Pictures are not part of the copy. Give again exactly the lines from the one with "Generate a Python" to the one with "from bokeh.resources import INLINE", inclusive.

════════════════════

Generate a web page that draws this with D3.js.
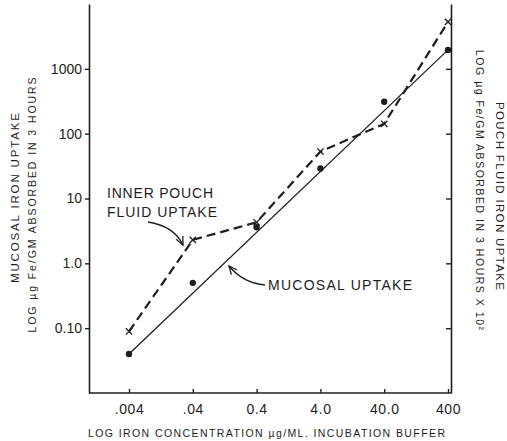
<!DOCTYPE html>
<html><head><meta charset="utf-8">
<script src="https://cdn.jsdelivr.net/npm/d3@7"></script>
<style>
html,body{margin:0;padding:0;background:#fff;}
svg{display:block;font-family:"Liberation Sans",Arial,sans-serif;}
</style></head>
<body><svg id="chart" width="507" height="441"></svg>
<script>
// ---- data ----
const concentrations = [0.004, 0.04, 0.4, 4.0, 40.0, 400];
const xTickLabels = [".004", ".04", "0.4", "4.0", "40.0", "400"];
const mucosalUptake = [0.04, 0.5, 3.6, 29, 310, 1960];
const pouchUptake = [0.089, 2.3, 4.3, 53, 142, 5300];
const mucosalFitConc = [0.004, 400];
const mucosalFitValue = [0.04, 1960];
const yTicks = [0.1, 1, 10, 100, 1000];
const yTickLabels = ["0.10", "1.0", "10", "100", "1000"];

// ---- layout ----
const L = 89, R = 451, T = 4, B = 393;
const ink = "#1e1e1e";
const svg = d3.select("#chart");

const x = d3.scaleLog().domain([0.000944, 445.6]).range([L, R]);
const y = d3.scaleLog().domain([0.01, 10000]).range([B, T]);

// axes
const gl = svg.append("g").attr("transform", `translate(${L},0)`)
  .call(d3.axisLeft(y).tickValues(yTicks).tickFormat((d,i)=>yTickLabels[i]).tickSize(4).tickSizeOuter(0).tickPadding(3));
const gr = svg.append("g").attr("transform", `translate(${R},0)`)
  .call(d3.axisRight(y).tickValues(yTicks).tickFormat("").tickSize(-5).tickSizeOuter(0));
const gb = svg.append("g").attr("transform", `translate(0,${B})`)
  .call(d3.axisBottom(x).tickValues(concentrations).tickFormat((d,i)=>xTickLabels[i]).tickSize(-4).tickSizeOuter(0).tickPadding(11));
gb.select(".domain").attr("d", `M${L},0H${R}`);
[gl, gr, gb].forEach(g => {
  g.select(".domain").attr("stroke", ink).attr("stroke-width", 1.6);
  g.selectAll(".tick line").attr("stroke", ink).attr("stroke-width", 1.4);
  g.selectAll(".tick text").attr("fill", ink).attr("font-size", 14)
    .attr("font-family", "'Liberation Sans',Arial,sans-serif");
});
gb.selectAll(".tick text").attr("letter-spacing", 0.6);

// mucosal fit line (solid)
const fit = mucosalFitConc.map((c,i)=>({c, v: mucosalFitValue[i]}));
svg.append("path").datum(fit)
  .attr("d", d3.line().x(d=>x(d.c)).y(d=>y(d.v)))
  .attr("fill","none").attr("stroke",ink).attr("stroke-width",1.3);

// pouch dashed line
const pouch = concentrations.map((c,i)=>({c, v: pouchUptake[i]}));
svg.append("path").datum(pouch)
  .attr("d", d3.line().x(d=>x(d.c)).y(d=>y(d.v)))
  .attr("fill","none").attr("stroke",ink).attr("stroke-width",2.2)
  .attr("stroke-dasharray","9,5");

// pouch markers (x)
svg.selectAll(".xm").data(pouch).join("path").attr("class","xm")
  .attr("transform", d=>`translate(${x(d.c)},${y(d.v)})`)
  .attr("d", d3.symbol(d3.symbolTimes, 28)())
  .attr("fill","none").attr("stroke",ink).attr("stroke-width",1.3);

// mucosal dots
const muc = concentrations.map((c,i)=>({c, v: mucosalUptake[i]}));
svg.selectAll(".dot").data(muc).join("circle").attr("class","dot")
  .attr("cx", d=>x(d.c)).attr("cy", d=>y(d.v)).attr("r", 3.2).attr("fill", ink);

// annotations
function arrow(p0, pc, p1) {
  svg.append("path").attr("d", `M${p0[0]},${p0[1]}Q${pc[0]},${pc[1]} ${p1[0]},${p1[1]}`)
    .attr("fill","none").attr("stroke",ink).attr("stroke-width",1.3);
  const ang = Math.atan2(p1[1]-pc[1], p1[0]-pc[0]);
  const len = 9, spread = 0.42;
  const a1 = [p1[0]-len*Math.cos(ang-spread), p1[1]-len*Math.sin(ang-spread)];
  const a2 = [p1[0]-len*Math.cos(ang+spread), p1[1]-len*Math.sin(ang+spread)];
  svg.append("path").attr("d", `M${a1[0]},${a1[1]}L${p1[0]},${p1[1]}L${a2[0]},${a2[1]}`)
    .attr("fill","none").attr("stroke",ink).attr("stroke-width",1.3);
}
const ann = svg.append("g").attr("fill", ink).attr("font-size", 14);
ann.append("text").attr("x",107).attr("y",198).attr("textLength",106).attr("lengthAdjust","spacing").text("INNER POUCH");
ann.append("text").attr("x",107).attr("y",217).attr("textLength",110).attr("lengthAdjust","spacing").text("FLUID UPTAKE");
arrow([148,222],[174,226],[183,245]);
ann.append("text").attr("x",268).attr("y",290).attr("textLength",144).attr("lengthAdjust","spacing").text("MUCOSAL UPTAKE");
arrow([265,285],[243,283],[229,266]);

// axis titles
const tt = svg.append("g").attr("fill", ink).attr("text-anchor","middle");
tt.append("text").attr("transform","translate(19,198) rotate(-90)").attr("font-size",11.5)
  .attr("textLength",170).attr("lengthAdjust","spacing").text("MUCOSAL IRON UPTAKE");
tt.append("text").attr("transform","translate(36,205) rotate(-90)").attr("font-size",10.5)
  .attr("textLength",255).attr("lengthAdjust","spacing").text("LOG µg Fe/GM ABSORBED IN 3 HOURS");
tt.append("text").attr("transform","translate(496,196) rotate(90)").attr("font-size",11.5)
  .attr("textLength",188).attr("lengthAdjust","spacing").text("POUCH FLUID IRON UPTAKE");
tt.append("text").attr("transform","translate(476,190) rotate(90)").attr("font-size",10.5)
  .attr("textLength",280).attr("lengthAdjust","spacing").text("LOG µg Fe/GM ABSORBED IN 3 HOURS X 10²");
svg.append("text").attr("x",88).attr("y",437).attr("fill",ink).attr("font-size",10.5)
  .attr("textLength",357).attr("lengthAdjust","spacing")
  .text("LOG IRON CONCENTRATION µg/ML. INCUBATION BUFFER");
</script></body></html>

════════════════════

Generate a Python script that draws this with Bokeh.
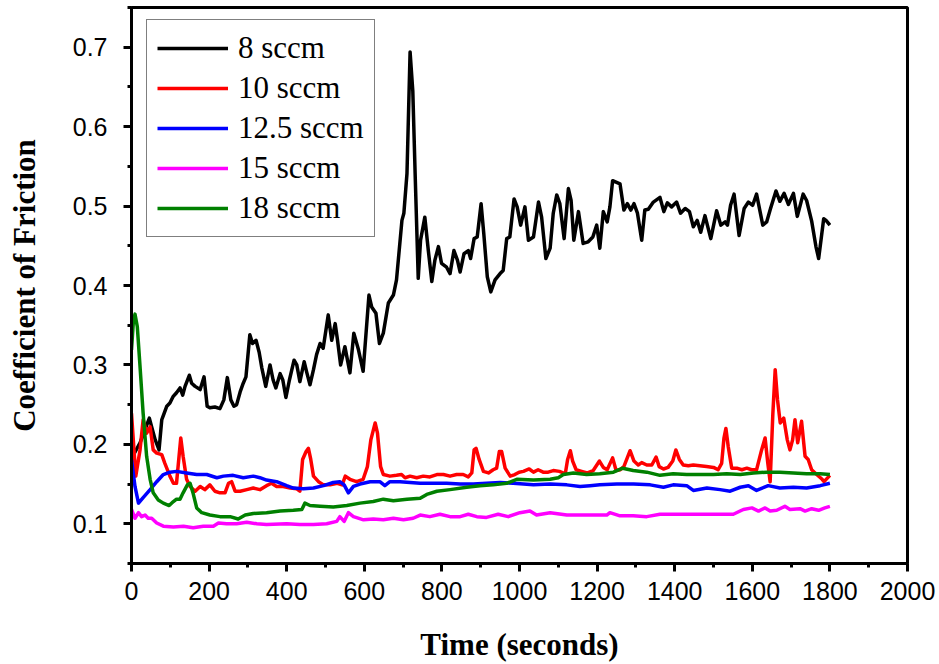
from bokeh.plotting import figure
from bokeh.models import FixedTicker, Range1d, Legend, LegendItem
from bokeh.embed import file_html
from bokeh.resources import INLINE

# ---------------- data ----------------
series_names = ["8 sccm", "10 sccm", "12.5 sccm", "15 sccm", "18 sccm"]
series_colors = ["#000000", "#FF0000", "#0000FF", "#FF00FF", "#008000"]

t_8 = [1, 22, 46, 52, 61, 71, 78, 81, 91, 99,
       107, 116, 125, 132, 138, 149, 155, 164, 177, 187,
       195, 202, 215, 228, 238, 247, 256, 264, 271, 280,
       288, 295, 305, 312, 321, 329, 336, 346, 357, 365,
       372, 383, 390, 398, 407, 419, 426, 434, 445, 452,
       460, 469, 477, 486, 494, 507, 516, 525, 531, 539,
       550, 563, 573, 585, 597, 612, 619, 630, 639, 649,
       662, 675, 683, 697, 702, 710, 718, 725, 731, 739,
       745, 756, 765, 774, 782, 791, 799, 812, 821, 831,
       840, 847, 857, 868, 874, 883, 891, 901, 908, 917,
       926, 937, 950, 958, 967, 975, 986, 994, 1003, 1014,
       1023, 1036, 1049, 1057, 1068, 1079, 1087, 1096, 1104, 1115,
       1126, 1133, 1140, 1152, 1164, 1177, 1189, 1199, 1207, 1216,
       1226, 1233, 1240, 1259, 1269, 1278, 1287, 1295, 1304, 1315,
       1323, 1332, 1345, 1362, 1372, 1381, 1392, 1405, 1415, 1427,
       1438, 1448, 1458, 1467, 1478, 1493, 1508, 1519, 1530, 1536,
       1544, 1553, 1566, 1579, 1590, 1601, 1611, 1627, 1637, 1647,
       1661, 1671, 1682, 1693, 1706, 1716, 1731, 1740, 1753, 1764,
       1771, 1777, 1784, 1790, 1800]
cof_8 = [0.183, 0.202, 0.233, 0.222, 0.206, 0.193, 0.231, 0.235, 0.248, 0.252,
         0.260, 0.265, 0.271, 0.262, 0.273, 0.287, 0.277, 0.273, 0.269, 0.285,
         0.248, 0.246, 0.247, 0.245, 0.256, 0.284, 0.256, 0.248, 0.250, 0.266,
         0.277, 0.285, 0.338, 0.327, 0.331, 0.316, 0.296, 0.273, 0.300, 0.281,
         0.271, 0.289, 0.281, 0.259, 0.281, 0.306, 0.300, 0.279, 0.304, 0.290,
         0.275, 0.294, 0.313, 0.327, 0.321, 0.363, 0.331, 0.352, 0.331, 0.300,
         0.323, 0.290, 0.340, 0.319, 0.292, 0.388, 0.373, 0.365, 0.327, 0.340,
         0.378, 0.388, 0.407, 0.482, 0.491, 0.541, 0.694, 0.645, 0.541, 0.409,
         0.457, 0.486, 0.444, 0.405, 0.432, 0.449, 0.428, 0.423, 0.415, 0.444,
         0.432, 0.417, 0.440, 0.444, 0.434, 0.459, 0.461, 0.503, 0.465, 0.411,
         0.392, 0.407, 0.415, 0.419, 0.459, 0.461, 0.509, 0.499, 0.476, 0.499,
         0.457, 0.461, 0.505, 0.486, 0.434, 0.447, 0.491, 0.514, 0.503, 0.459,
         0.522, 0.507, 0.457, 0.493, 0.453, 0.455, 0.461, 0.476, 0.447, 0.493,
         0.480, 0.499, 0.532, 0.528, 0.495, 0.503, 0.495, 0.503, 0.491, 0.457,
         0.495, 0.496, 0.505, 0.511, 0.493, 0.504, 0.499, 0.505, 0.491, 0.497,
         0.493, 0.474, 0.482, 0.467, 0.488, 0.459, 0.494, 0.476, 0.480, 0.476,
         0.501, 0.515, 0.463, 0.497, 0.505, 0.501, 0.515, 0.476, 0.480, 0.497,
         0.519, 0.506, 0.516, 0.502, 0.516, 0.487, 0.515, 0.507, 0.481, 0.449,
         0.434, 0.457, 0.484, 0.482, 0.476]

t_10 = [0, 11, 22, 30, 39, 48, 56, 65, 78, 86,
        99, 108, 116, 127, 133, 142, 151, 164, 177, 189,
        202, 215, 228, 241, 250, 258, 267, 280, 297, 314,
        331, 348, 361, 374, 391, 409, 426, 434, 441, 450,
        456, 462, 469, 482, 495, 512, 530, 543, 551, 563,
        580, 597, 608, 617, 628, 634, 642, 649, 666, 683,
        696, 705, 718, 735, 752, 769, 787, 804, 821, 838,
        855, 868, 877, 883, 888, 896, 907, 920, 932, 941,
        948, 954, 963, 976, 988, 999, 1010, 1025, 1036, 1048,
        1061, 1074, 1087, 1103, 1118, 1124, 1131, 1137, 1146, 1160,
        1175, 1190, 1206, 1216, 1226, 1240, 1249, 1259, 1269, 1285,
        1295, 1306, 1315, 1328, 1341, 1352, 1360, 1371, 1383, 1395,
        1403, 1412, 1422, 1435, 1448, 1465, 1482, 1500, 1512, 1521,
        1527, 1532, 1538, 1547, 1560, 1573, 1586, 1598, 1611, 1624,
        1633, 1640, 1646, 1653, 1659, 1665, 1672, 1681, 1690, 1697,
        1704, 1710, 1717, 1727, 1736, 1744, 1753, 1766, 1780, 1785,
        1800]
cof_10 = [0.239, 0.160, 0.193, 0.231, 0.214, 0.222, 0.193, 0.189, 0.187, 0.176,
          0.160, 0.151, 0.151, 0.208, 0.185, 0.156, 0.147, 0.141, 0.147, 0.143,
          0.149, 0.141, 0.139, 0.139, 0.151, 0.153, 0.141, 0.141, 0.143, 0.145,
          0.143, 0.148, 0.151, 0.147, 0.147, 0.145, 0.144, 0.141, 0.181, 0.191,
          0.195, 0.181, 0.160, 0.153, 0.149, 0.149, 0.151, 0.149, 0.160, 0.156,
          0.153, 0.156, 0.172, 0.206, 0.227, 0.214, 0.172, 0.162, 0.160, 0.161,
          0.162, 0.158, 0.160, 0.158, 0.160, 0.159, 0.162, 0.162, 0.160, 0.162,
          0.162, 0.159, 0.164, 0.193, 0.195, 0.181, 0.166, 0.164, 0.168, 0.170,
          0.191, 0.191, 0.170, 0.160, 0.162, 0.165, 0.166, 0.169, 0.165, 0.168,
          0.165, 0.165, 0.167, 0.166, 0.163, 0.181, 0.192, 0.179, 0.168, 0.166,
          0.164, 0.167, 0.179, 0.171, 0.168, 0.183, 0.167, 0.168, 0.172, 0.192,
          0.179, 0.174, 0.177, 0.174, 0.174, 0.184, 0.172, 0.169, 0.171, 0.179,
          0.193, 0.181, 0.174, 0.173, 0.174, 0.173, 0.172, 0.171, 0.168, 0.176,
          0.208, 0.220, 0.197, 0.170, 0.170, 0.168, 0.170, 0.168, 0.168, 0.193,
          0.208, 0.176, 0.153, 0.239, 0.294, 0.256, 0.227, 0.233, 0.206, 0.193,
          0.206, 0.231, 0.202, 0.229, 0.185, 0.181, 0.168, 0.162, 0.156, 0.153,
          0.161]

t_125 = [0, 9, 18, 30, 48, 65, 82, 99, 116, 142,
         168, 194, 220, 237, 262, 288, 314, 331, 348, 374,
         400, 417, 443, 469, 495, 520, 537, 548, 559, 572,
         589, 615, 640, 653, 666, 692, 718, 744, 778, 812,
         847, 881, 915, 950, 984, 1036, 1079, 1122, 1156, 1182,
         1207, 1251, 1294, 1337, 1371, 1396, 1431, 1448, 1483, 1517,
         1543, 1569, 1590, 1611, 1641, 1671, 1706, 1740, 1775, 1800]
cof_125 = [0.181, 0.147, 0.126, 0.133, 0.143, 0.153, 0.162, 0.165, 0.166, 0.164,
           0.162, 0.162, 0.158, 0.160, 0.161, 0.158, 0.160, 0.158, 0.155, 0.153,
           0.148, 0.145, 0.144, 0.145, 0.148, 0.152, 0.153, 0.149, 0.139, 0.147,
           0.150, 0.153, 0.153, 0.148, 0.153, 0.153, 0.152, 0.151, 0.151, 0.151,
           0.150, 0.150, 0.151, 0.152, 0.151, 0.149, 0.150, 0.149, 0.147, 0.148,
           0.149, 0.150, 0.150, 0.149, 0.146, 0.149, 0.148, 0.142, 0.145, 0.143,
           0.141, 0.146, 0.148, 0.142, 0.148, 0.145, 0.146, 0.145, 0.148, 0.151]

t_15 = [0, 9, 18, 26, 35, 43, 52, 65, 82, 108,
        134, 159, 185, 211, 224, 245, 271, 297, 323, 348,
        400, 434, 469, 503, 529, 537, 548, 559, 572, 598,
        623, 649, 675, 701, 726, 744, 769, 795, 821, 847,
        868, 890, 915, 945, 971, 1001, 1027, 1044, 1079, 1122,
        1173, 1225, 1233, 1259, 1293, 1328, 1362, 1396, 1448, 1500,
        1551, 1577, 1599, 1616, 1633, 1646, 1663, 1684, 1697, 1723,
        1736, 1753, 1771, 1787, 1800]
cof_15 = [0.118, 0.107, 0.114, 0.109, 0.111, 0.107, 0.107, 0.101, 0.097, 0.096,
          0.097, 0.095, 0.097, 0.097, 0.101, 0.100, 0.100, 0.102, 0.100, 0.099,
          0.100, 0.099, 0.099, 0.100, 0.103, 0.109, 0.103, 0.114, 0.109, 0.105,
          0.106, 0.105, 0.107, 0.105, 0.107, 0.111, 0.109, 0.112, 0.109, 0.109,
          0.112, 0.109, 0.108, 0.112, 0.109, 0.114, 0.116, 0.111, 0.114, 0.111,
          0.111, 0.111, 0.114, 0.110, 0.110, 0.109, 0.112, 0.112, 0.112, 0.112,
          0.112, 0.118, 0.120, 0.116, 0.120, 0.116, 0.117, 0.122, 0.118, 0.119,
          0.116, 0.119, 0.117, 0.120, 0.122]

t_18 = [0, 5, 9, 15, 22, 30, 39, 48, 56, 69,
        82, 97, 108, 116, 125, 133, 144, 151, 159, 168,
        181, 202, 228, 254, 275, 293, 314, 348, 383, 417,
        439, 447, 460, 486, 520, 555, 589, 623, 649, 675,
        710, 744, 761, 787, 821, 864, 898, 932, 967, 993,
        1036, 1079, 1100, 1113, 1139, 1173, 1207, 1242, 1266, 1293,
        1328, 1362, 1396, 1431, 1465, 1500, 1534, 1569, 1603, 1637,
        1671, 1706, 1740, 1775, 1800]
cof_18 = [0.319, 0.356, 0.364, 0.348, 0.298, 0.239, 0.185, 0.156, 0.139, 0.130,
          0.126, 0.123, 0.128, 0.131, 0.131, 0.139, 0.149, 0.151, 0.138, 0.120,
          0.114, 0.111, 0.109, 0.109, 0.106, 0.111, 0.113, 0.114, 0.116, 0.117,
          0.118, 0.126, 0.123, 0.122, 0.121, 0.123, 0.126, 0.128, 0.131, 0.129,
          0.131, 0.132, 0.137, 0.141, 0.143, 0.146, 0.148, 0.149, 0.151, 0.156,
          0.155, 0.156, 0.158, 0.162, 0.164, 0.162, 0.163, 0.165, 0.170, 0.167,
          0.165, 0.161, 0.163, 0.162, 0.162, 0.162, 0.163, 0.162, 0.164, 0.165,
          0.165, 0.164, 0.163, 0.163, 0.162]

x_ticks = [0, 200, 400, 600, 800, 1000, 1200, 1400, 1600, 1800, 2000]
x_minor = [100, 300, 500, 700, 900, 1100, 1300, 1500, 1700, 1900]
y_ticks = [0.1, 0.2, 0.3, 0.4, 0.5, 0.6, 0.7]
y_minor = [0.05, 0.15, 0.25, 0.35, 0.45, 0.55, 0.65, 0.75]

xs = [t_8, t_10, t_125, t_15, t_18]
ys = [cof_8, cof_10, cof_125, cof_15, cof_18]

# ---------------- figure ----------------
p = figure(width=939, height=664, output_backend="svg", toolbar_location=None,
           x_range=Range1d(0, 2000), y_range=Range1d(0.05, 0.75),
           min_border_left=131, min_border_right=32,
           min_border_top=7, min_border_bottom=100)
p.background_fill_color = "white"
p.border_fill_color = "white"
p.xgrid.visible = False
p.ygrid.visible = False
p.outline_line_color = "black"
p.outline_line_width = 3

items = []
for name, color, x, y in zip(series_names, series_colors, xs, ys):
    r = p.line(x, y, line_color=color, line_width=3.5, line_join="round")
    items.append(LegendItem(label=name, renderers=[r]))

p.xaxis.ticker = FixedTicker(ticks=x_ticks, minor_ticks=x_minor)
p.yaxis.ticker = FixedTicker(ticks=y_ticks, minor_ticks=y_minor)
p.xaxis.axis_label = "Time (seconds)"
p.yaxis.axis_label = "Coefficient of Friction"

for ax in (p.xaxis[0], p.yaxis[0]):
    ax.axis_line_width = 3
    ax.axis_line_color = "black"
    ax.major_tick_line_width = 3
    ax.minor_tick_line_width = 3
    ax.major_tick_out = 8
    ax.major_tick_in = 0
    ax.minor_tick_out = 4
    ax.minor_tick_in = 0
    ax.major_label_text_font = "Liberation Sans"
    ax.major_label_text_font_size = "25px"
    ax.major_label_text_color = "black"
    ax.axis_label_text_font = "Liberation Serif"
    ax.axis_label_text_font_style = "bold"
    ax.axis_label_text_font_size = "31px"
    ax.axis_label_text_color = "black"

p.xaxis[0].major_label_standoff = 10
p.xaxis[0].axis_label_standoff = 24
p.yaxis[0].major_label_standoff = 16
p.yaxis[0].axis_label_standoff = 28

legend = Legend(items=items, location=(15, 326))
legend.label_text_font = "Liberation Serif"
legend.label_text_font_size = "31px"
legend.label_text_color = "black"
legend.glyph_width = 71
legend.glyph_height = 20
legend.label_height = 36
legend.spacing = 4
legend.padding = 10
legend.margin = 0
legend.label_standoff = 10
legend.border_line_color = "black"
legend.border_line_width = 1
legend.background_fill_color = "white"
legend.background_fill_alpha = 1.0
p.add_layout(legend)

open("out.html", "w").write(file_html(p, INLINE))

════════════════════

Output for this task:
Generate a Python script that draws this with Bokeh.
from bokeh.plotting import figure
from bokeh.models import FixedTicker, Range1d, Legend, LegendItem
from bokeh.embed import file_html
from bokeh.resources import INLINE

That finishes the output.